Les ouvrages les plus remarquables de l’époque actuelle servent moins à la navigation qu’au ravitaillement urbain et à l’irrigation. Parmi les plus remarquables, on retiendra ceux de l’Ouest des Etats-Unis, où le Colorado est saigné à la fois par des dérivations plus nombreuses qu’ostentoires, mais aussi deux grands ouvrages, le Colorado River Aqueduct qui dérive ses eaux vers la côte pacifique et fournit aux agglomérations californiennes le tiers de leurs besoins en eau potable, le Central Arizona Project qui transporte ses eaux vers les périmètres d’irrigation de l’Arizona.Dans l’ancienne URSS, on retiendra en particulier l’ampleur du canal Karakoumski qui prélève les eaux du Vachs près de la frontière afghane et les conduit à travers le désert turkmène, jusqu’à la ville d’Achkabad, distante de 850 kilomètres, avec un débit de 367 m3/s. On ignore et le volume des pertes liées à ce transfert et la rentabilité de cet ouvrage. En Roumanie, et avec une finalité plus complexe, le canal de Constantza reliant le Danube au niveau du coude Cernavoda au système portuaire de la mer Noire, constitue également un exploit technique remarquable puisque, avec une longueur de 58 kilomètres, il raccourcit de 400 kilomètres la distance à la mer, permet l’irrigation de 198 000 hectares dans la Dobrodjea et assure le refroidissement de la centrale nucléaire de Cernavoda (5 x 700 MW).

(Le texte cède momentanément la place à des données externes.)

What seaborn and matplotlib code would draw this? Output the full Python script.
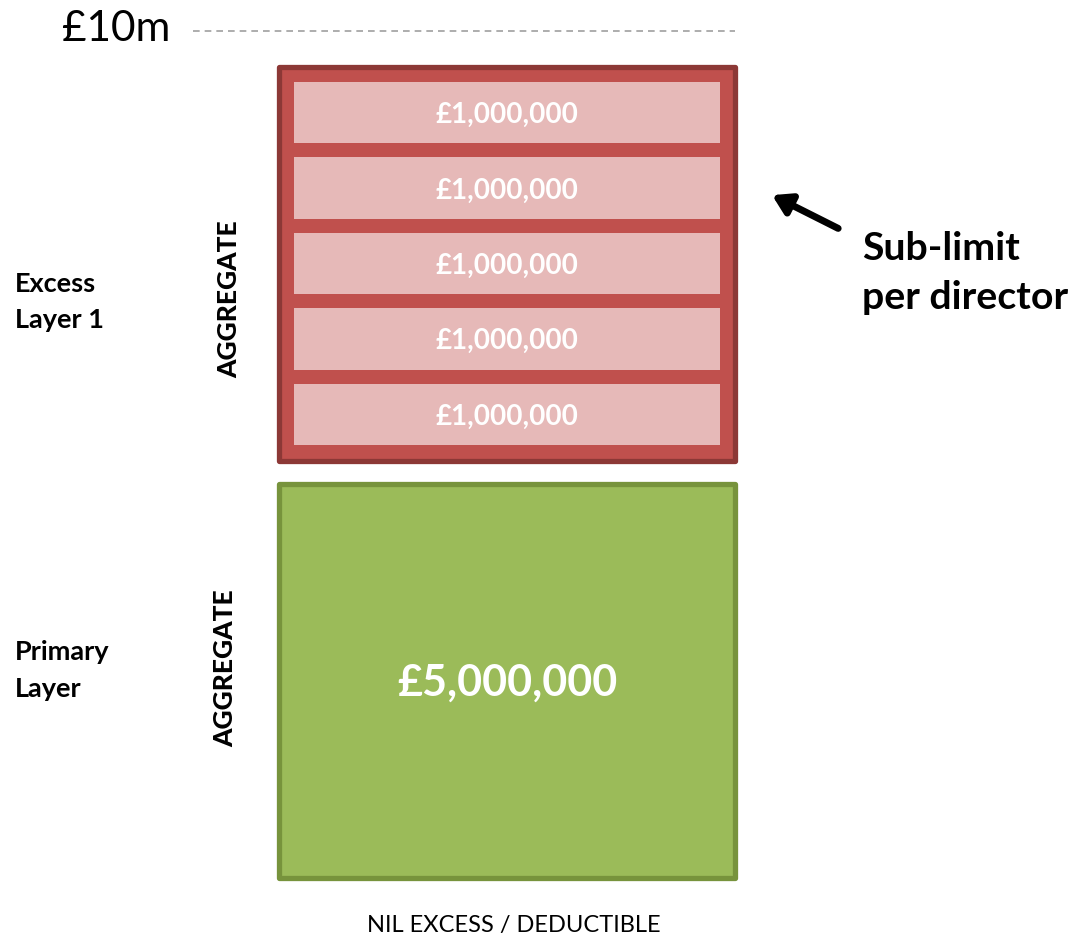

À une échelle spatiale beaucoup plus modeste, les ouvrages de dérivation- restitution du Rhône ne manquent pas d’intérêt, au moins sur le plan théorique, puisqu’il permettent à la fois de produire de l’électricité, de naviguer sur un fleuve réputé difficile, d’irriguer de vastes périmètres, de protéger des espaces urbains et de permettre la mise hors d’eau et la création de zones industrialo- portuaires. Us constituent le type même de l’aménagement à buts multiples.